At one point when marchers heard the smash of the window at a Canadian Forces office, they booed angrily to decry the action.
In a remarkable scene caught on video, the masked woman in black who broke the window was shoved back by a pack of marchers as she tried to blend back into the crowd.
She screamed and swore as she was accosted by fellow protesters angered by what she had done.
"It's too bad more media didn't talk more about it," Lefebvre said of the protesters' intervention.
It's also "too bad," he said, that "protesters needed to attack people from the Black Bloc, and not the police."
Thirty-five people were arrested Friday.
A few of the marchers later implored journalists to film the non-violent demonstrators too, not just scenes of vandalism.
The same tug of war between factions was at play in the two nights that followed, during much tamer protests that saw no arrests and a smaller police presence.
With no pre-announced route to the nightly jaunt through the city, it's difficult to predict when and whether things will turn violent.
Even the decision about where to turn is being vigorously debated at intersections.
Some marchers say the trying process of collectively determining the route, street by street, is a metaphor for the student movement itself.
"It's direct democracy," said Gabriel Basetti-Benoit, a 17-year-old college student, who was trying to direct marchers onto another street.
"Maybe it can't work in a society of seven million, but it can work here."
At one point on Saturday evening, protesters opted to head the wrong way down Ste. Catherine Street, against an order from police and the calls of some protesters, snarling traffic on the main commercial artery that cuts through downtown.
But when a protester broke a glass bottle on the ground, the crowd jeered to show its displeasure. The protesters "were policing themselves," as one marcher put it at the time.

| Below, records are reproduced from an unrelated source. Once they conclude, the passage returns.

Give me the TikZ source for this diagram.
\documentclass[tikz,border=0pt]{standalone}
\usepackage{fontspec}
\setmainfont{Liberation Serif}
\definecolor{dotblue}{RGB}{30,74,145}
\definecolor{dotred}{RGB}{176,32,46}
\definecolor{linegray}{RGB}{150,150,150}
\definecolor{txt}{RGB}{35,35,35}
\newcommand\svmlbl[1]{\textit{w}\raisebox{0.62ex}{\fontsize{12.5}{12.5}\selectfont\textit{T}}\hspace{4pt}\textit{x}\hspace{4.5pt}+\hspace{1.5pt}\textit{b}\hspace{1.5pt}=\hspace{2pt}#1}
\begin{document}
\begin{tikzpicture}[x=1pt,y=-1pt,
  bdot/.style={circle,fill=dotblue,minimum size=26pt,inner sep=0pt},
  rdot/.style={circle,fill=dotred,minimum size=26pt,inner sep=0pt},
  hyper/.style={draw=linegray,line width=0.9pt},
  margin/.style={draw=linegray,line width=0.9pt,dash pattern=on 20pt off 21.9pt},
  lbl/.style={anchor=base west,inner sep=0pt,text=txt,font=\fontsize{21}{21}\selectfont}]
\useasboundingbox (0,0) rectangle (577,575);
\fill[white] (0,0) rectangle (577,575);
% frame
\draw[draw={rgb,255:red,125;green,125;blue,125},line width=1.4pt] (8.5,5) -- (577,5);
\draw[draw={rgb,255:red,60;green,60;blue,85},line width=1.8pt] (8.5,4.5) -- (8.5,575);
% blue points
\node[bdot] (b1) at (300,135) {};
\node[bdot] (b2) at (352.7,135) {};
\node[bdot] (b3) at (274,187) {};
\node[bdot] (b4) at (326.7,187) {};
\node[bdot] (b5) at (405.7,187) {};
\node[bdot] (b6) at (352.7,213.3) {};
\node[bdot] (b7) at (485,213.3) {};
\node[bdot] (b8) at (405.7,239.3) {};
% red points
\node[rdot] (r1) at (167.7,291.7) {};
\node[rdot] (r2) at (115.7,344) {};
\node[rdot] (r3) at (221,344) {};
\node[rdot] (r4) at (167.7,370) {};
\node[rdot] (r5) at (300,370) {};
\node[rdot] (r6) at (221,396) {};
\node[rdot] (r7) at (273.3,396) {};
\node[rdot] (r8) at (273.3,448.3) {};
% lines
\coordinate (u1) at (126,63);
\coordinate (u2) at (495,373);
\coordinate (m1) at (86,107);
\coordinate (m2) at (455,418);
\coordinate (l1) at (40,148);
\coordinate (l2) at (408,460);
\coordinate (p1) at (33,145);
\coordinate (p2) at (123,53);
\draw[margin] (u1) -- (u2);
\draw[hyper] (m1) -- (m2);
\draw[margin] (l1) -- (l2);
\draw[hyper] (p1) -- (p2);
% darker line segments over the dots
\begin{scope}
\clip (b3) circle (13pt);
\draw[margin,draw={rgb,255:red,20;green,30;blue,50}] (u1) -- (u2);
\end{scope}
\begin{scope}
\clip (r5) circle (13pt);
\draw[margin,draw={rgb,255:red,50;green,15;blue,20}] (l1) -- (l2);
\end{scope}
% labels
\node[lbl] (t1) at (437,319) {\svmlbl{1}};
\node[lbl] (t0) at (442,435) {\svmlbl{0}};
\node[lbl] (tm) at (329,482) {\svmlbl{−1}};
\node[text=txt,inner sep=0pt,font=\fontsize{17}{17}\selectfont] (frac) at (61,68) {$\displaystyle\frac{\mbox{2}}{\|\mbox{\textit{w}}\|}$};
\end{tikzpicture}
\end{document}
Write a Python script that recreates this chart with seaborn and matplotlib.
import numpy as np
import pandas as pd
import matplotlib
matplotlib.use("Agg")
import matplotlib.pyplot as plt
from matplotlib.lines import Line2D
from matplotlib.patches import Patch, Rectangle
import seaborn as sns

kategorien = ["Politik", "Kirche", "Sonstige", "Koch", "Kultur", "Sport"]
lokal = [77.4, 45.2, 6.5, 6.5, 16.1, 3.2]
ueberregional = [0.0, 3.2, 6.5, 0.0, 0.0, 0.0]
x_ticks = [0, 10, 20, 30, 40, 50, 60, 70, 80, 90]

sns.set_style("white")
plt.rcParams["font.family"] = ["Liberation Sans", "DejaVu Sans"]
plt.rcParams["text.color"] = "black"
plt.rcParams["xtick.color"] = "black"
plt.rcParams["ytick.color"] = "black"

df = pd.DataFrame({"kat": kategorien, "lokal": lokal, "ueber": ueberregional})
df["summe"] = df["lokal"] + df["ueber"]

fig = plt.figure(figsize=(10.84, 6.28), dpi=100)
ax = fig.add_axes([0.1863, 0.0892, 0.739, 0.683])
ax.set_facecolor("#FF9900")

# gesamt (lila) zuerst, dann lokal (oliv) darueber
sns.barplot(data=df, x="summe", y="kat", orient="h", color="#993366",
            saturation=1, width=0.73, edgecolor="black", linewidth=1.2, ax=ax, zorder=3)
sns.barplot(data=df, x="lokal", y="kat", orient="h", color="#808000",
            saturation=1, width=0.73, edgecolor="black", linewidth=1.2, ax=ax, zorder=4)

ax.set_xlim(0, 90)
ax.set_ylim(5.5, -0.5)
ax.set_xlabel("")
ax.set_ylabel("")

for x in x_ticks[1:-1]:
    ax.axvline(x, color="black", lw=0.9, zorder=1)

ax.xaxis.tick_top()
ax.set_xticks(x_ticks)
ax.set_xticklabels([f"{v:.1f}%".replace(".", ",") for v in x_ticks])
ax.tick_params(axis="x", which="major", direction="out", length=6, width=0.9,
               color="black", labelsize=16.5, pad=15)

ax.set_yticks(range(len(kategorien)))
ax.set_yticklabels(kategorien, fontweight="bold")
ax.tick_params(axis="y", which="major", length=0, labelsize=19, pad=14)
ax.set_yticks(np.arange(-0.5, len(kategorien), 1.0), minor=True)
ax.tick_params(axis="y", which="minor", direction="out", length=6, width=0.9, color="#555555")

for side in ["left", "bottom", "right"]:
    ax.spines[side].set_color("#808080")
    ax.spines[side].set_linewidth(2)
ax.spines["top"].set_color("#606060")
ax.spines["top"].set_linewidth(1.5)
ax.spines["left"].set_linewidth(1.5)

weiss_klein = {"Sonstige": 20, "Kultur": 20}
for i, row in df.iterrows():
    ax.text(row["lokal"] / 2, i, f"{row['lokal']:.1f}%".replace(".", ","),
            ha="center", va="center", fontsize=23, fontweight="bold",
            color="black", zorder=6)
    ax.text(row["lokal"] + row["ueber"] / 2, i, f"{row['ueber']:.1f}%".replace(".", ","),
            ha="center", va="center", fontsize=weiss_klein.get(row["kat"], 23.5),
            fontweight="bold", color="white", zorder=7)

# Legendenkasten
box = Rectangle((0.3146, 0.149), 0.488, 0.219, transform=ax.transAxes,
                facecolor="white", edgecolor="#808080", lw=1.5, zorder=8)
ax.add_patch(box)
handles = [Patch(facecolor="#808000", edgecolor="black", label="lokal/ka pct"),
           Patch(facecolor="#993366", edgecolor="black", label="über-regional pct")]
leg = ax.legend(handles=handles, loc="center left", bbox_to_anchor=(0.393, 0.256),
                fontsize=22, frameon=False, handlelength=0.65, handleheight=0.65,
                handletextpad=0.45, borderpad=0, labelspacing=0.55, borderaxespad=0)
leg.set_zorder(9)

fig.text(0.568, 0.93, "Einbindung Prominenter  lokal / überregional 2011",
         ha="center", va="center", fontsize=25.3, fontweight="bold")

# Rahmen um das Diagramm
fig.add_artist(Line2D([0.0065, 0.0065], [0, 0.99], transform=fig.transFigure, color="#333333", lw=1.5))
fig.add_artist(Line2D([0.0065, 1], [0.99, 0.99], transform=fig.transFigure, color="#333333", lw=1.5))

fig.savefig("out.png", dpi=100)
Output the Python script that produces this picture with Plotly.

Still, not everyone in the movement is pleased with the emphasis on pacifism.
A debate raged online Sunday between students about whether violent acts were an acceptable form of protest.
One student wrote a lengthy, much-discussed letter on Facebook lamenting the growing pressure to protest peacefully, and the resulting divisions within the movement.
Alexandre Arsenault said protesters shouldn't worry about how they are depicted in the media, since they won't get fair coverage anyway.
"I am not advocating gratuitous violence, but rather self-defence," Arsenault wrote, castigating what he called the systemic violence of the government and police.
"We fight against the government! So let us stop this little popularity contest and disrupt!"
Many disagreed.
One commenter argued for a middle ground, saying vandals shouldn't target small businesses and cars of private citizens since they aren't to blame.
Another said students will lose public support if the protests end in showdowns with police and shattered glass.
"If you believe that to be against damaging public property means being against the student movement," wrote Nicolas Huberdeau, "I understand why you think the media is always against (it)."